Even with progress on all these challenges, it is unrealistic to expect that the United States can produce all the clean energy products it needs domestically. It will take many years to diminish China’s lead in critical mineral supply, battery manufacturing, and solar manufacturing. The rate of growth needed in clean energy is too overwhelming, and China’s head start is too great to diversify supply chains away from it if the United States relies solely on domestic manufacturing or that of a few friendly countries. As a result, diminishing China’s dominant position requires that your administration expand economic cooperation and trade partnerships with a vast number of other nations. Contrary to today’s protectionist trends, the best antidote to concerns about China’s clean technology dominance is more trade, not less.

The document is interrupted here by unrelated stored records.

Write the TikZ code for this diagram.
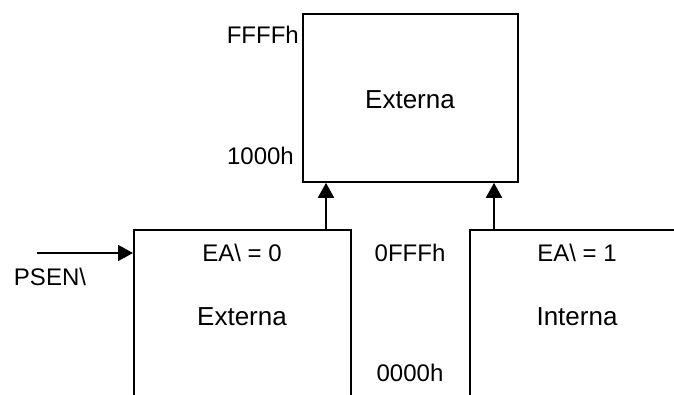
\documentclass[tikz,border=0pt]{standalone}
\usepackage{fontspec}
\setmainfont{Liberation Sans}
\usetikzlibrary{arrows.meta}
\begin{document}
\begin{tikzpicture}[x=1pt,y=-1pt,
  box/.style={draw=black,line width=1.8pt,rectangle,inner sep=0pt,anchor=north west},
  big/.style={font=\fontsize{26}{30}\selectfont,inner sep=0pt},
  small/.style={font=\fontsize{24}{28}\selectfont,inner sep=0pt},
  conn/.style={line width=1.8pt,-{Triangle[length=15pt,width=16pt]}}]
\clip (0,0) rectangle (674,394);
\fill[white] (0,0) rectangle (674,394);
% top box
\node[box,minimum width=215pt,minimum height=168pt] (top) at (302,13) {};
\node[big] (topt) at (410,100) {Externa};
\node[small,anchor=east] (ffff) at (299,35) {FFFFh};
\node[small,anchor=east] (k1000) at (294,156) {1000h};
% bottom-left box
\node[box,minimum width=217pt,minimum height=220pt] (left) at (133,229) {};
\node[small] (ea0) at (242,253) {EA\textbackslash\ = 0};
\node[big] (ext) at (242,317) {Externa};
% bottom-right box
\node[box,minimum width=260pt,minimum height=220pt] (right) at (469,229) {};
\node[small] (ea1) at (577,253) {EA\textbackslash\ = 1};
\node[big] (int) at (577,317) {Interna};
% address labels
\node[small] (offf) at (410,253) {0FFFh};
\node[small] (z0000) at (410,373) {0000h};
% PSEN
\coordinate (ps) at (37,253);
\coordinate (psin) at (133,253);
\draw[conn] (ps) -- (psin);
\node[small] (psen) at (50,277) {PSEN\textbackslash};
% connectors
\coordinate (a1) at (326,229);
\coordinate (a2) at (494,229);
\draw[conn] (a1) -- (a1 |- top.south);
\draw[conn] (a2) -- (a2 |- top.south);
\end{tikzpicture}
\end{document}
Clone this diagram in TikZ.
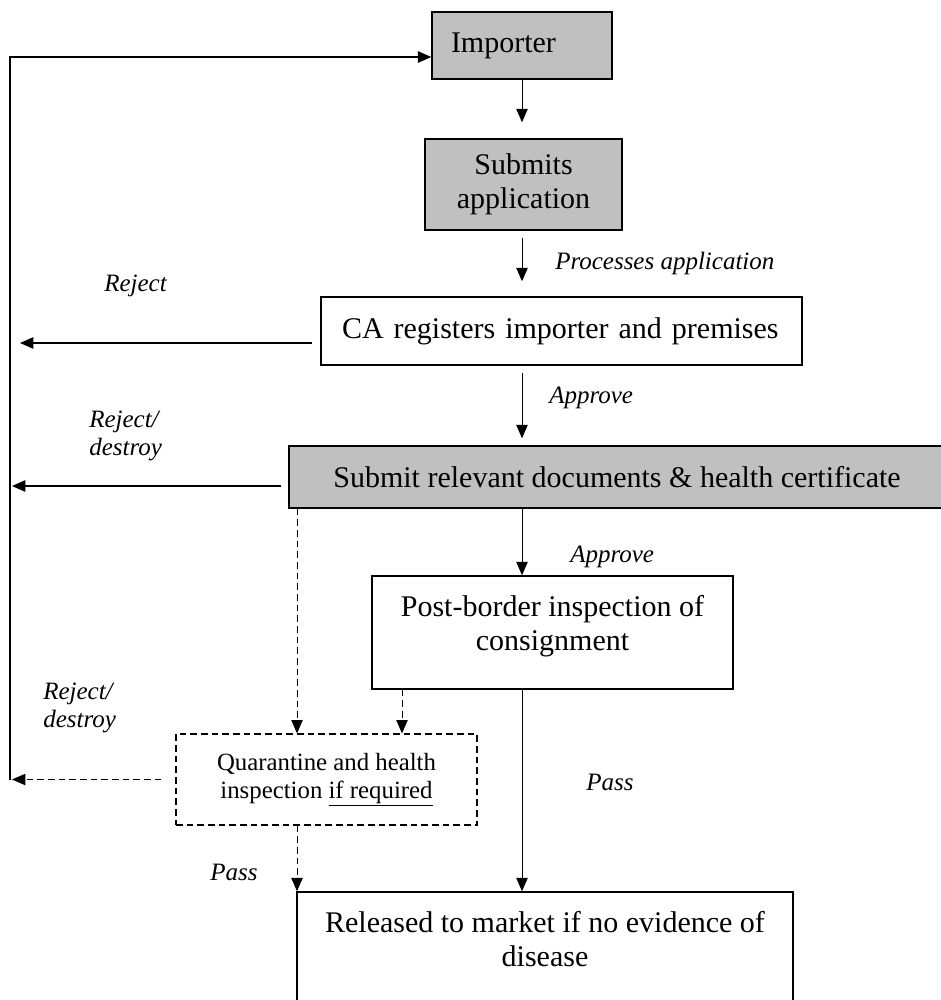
\documentclass[tikz,border=0pt]{standalone}
\usepackage{fontspec}
\setmainfont{Liberation Serif}
\usetikzlibrary{arrows.meta}
\definecolor{boxgrey}{RGB}{192,192,192}
\newcommand\mainsz{\fontsize{22.5pt}{25.5pt}\selectfont}
\newcommand\lblsz{\fontsize{18.75pt}{21pt}\selectfont}
\newcommand\qsz{\fontsize{18.6pt}{21pt}\selectfont}
\begin{document}
\begin{tikzpicture}[x=0.75pt,y=-0.75pt,
  box/.style={draw, line width=1.1pt, rectangle, inner sep=0pt, font=\mainsz, align=center},
  greybox/.style={box, fill=boxgrey},
  flow/.style={-{Triangle[length=10pt,width=8.5pt]}, line width=0.75pt},
  dflow/.style={flow, dash pattern=on 5pt off 3pt},
  rejflow/.style={-{Triangle[length=10pt,width=8.5pt]}, line width=1.2pt},
  lbl/.style={font=\lblsz\itshape, inner sep=0pt, anchor=west, align=left}]
\useasboundingbox (0,0) rectangle (940,1000);

% boxes
\node[greybox, align=left, text width=106.5pt, inner xsep=14.25pt, minimum height=50.25pt] (imp) at (522,45.5) {Importer};
\node[greybox, minimum width=147.75pt, minimum height=68.25pt] (sub) at (523.5,184.5) {Submits\\application};
\node[box, align=left, text width=329.25pt, inner xsep=15.75pt, minimum height=51pt] (ca) at (561.5,331) {CA registers importer and premises};
\node[greybox, minimum width=492pt, minimum height=46.5pt] (docs) at (617,477) {Submit relevant documents \& health certificate};
\node[box, minimum width=270.75pt, minimum height=84.75pt] (post) at (552.5,632.5) {Post-border inspection of\\consignment\rule[-15pt]{0pt}{15pt}};
\node[box, font=\qsz, line width=0.9pt, dash pattern=on 5pt off 3pt, minimum width=225.75pt, minimum height=68.25pt] (quar) at (326.5,779.5) {Quarantine and health\\inspection \underline{if required}};
\node[box, minimum width=372pt, minimum height=97.5pt] (rel) at (545,957) {Released to market if no evidence of\\disease\rule[-27.75pt]{0pt}{27.75pt}};

% helper coordinates
\coordinate (fbtop) at (10,57);
\coordinate (fbbot) at (10,780);
\coordinate (xl) at (297,0);
\coordinate (xm) at (402,0);
\coordinate (yca) at (0,343);
\coordinate (ydoc) at (0,486);

% feedback loop
\draw[rejflow] (fbbot) -- (fbtop) -- (imp.west |- fbtop);

% main vertical flow
\draw[flow, shorten >=12pt] (imp.south) -- (imp.south |- sub.north);
\draw[flow, shorten <=5.25pt, shorten >=11.25pt] (sub.south -| imp.south) -- (ca.north -| imp.south);
\draw[flow, shorten <=5.25pt, shorten >=5.25pt] (ca.south -| imp.south) -- (docs.north -| imp.south);
\draw[flow] (docs.south -| imp.south) -- (post.north -| imp.south);
\draw[flow] (post.south -| imp.south) -- (rel.north -| imp.south);

% dashed flows
\draw[dflow] (docs.south -| xl) -- (quar.north -| xl);
\draw[dflow] (post.south -| xm) -- (quar.north -| xm);
\draw[dflow] (quar.south -| xl) -- (rel.north -| xl);
\draw[dflow, shorten <=10.5pt, shorten >=1.5pt] (quar.west) -- (quar.west -| fbbot);

% reject arrows
\draw[rejflow, shorten <=6pt, shorten >=7.5pt] (ca.west |- yca) -- (fbtop |- yca);
\draw[rejflow, shorten <=5.25pt, shorten >=1.5pt] (docs.west |- ydoc) -- (fbtop |- ydoc);

% labels
\node[lbl] (lproc) at (555,263) {Processes application};
\node[lbl] (lrej1) at (104,286) {Reject};
\node[lbl] (lapp1) at (549,398) {Approve};
\node[lbl] (lrej2) at (89,436) {Reject/\\destroy};
\node[lbl] (lapp2) at (570,557) {Approve};
\node[lbl] (lrej3) at (43,707.5) {Reject/\\destroy};
\node[lbl] (lpass1) at (586,782) {Pass};
\node[lbl] (lpass2) at (210,872) {Pass};
\end{tikzpicture}
\end{document}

Your administration should also strengthen existing tools that increase the supply of clean energy products in emerging and developing economies in order to diversify supply chains and counter China’s influence in these markets. For example, the U.S. International Development Finance Corp. (DFC) can be a powerful tool to support U.S. investment overseas, such as in African or Latin American projects to mine, refine, and process critical minerals. As DFC comes up for reauthorization next year, you should work with Congress to provide DFC with more resources and also change the way federal budgeting rules account for equity investments; this would allow DFC to make far more equity investments even with its existing funding. Your administration can also use DFC to encourage private investment in energy projects in emerging and developing economies by reducing the risk investors face from fluctuations in local currency that can significantly limit their returns or discourage their investment from the start. The U.S. Export-Import Bank is another tool to support the export of U.S. clean tech by providing financing for U.S. goods and services competing with foreign firms abroad.

Despite this country’s deep divisions and polarization, leaders of both parties should agree that bolstering clean energy production in the United States and in a broad range of partner countries around the world is in America’s economic and security interests.

I wish you much success in this work, which will also be the country’s success.